Why HELOCs Are Popular for Renovations
Spring is a prime time for home improvement projects, and HELOCs offer several advantages for homeowners tackling renovations. Unlike traditional home equity loans, which provide a lump sum upfront, a HELOC allows homeowners to withdraw funds gradually. This flexibility makes it ideal for projects completed in stages, such as remodeling a kitchen now and upgrading a bathroom later in the year.
Interest rates on HELOCs are typically lower than those of credit cards or personal loans because the loan is secured by the home. In Illinois, recent market comparisons show HELOC rates starting around the mid-6% range for highly qualified borrowers, although the actual rate depends on credit score, loan-to-value ratio, and other financial factors.
Another benefit is that borrowers may be able to access a substantial portion of their home’s equity, often up to about 80–90% of the property’s value when combined with the primary mortgage.

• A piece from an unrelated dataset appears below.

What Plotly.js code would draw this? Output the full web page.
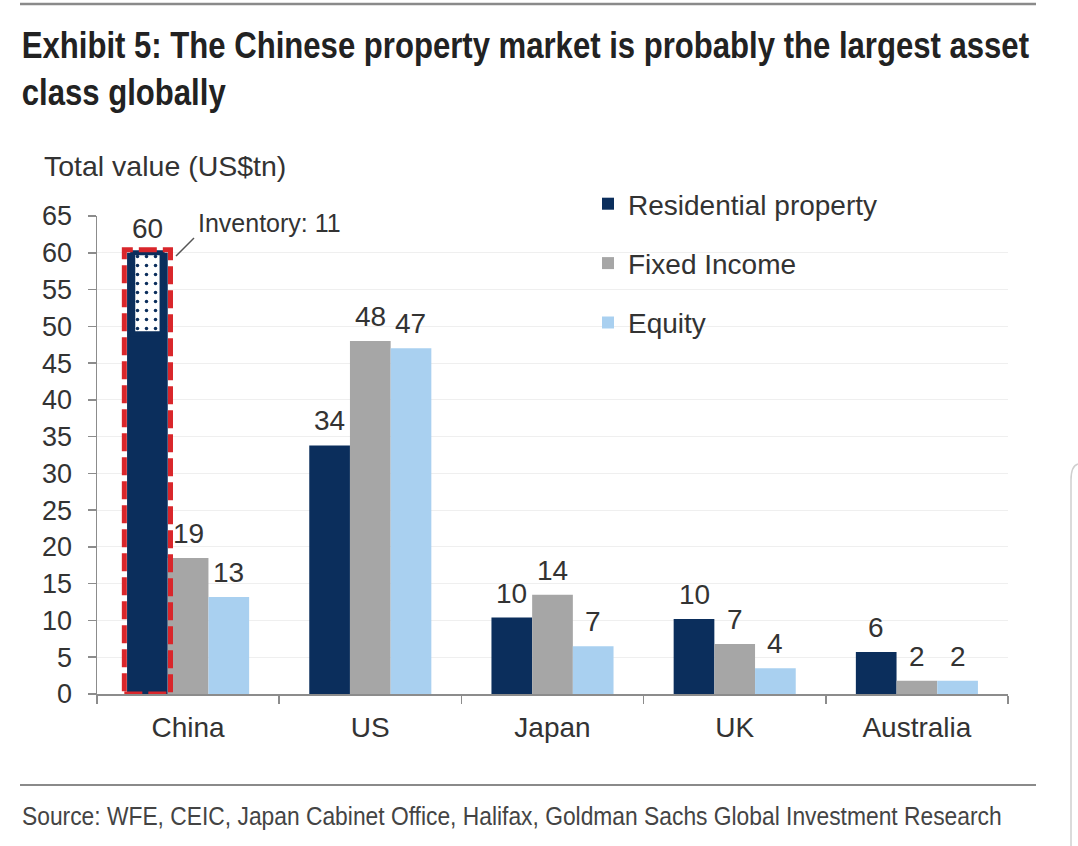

Renovation Projects That Add Value
Many homeowners use HELOC funds to finance improvements that enhance both comfort and property value. Popular spring projects include:
- Kitchen and bathroom remodels
- New decks or patios for outdoor entertaining
- Roof replacements or siding upgrades
- Energy-efficient windows and insulation
- Landscaping and curb-appeal improvements
Using a HELOC for these types of improvements can also offer potential tax advantages. Interest on home equity borrowing may be tax-deductible if the funds are used to “buy, build, or substantially improve” the property securing the loan.
What Homeowners Should Consider
While HELOCs offer flexibility, they also come with responsibilities. Most HELOCs have variable interest rates, meaning monthly payments can change as market rates fluctuate. Additionally, because the loan is secured by your home, failure to repay the balance could put the property at risk.
Before applying, homeowners should evaluate their equity position, credit score, and long-term financial goals. Lenders typically look for strong credit, a stable income, and a manageable debt-to-income ratio when approving HELOC applications.
A Smart Financing Tool for Spring Projects
For many homeowners, a HELOC provides an efficient way to finance seasonal home upgrades without refinancing an existing mortgage. By offering flexible access to funds, competitive rates, and the ability to pay only for what is used, a HELOC can turn spring renovation plans into reality—while potentially increasing the long-term value of the home.
As warmer weather returns, homeowners may find that the equity they’ve built over the years is the key to creating the home improvements they’ve been dreaming about.